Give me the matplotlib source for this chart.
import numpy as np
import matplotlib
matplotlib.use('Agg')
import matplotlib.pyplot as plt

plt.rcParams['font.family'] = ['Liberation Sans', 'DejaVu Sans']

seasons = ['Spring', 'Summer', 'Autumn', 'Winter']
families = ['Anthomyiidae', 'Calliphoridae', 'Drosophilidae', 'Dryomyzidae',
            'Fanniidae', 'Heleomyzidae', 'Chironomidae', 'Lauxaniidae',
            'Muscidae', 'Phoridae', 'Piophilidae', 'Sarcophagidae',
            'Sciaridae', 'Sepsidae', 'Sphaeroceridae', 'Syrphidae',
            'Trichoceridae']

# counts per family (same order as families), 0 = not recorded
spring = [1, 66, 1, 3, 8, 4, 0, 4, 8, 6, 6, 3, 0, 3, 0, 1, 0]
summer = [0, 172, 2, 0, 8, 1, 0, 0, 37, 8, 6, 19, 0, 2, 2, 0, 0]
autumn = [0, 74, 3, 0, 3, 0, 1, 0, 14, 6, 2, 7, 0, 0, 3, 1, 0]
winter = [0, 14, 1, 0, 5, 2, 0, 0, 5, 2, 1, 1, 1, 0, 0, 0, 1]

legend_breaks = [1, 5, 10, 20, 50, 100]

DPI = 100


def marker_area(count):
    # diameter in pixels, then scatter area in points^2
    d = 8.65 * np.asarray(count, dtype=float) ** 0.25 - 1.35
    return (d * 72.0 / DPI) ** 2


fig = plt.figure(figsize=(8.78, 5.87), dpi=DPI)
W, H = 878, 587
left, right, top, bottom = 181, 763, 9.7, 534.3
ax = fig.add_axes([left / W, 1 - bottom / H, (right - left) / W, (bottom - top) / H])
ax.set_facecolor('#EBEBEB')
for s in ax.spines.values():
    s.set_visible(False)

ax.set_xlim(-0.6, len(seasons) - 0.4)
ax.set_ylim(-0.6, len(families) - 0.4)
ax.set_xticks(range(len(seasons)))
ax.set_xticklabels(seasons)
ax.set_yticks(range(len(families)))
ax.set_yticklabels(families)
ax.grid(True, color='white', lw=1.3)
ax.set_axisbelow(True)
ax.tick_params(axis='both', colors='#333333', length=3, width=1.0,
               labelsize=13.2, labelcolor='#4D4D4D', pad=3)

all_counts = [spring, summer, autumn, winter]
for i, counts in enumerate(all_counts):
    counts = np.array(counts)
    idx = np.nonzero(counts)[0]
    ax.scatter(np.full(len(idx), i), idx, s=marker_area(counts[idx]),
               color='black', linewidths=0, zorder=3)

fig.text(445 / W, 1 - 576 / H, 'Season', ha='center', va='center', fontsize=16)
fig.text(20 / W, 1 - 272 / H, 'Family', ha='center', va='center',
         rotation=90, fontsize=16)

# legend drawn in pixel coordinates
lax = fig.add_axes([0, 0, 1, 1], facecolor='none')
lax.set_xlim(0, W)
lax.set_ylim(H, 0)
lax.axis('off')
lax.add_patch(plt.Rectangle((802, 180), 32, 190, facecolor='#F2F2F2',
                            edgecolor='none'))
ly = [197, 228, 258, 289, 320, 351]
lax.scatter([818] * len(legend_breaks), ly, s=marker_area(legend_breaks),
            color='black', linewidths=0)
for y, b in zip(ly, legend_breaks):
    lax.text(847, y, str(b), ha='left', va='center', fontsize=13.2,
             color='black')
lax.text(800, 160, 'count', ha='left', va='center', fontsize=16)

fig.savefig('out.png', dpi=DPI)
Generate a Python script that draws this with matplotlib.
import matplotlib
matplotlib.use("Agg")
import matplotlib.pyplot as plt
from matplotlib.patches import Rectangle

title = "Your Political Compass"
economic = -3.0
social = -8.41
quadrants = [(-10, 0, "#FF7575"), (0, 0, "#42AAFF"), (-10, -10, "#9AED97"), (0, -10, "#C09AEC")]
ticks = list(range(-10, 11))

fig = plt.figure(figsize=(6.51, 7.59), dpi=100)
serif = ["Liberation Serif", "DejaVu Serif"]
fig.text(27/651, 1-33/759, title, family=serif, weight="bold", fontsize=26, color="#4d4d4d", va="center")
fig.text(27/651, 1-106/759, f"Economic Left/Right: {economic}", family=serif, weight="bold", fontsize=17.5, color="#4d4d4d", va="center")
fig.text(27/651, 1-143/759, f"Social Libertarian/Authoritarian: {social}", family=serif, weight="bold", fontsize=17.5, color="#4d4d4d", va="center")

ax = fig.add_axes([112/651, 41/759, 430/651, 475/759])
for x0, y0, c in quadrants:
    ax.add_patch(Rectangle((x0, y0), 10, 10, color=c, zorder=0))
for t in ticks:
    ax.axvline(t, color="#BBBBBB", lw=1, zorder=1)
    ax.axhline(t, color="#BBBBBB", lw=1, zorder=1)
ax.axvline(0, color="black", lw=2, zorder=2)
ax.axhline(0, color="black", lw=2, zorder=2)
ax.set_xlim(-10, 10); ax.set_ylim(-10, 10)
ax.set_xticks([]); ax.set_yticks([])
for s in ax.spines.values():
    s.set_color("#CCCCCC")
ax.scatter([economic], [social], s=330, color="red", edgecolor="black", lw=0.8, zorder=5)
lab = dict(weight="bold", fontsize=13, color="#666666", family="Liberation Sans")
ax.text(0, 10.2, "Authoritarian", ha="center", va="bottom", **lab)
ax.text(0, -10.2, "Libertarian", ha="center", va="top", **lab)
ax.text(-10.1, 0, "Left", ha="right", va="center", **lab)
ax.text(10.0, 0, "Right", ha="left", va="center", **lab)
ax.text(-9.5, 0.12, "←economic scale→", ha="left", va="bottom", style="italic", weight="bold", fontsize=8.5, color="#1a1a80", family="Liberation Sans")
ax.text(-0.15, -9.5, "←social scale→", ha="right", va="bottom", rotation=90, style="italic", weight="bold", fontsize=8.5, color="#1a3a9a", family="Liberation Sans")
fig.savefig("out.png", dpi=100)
==
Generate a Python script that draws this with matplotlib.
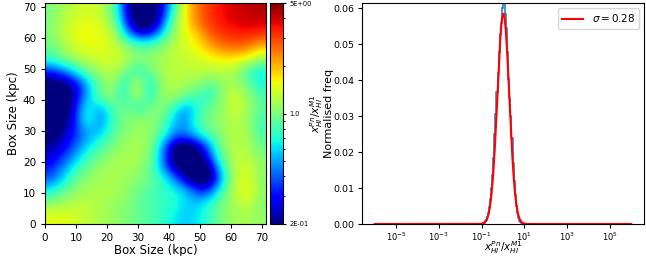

Exercise brief: Of the lines above, extract only those from the line with "Give me the matplotlib source for this chart." to the line with "return (d * 72.0 / DPI) ** 2", both included, exactly as written.

Output below:
Give me the matplotlib source for this chart.
import numpy as np
import matplotlib
matplotlib.use('Agg')
import matplotlib.pyplot as plt

plt.rcParams['font.family'] = ['Liberation Sans', 'DejaVu Sans']

seasons = ['Spring', 'Summer', 'Autumn', 'Winter']
families = ['Anthomyiidae', 'Calliphoridae', 'Drosophilidae', 'Dryomyzidae',
            'Fanniidae', 'Heleomyzidae', 'Chironomidae', 'Lauxaniidae',
            'Muscidae', 'Phoridae', 'Piophilidae', 'Sarcophagidae',
            'Sciaridae', 'Sepsidae', 'Sphaeroceridae', 'Syrphidae',
            'Trichoceridae']

# counts per family (same order as families), 0 = not recorded
spring = [1, 66, 1, 3, 8, 4, 0, 4, 8, 6, 6, 3, 0, 3, 0, 1, 0]
summer = [0, 172, 2, 0, 8, 1, 0, 0, 37, 8, 6, 19, 0, 2, 2, 0, 0]
autumn = [0, 74, 3, 0, 3, 0, 1, 0, 14, 6, 2, 7, 0, 0, 3, 1, 0]
winter = [0, 14, 1, 0, 5, 2, 0, 0, 5, 2, 1, 1, 1, 0, 0, 0, 1]

legend_breaks = [1, 5, 10, 20, 50, 100]

DPI = 100


def marker_area(count):
    # diameter in pixels, then scatter area in points^2
    d = 8.65 * np.asarray(count, dtype=float) ** 0.25 - 1.35
    return (d * 72.0 / DPI) ** 2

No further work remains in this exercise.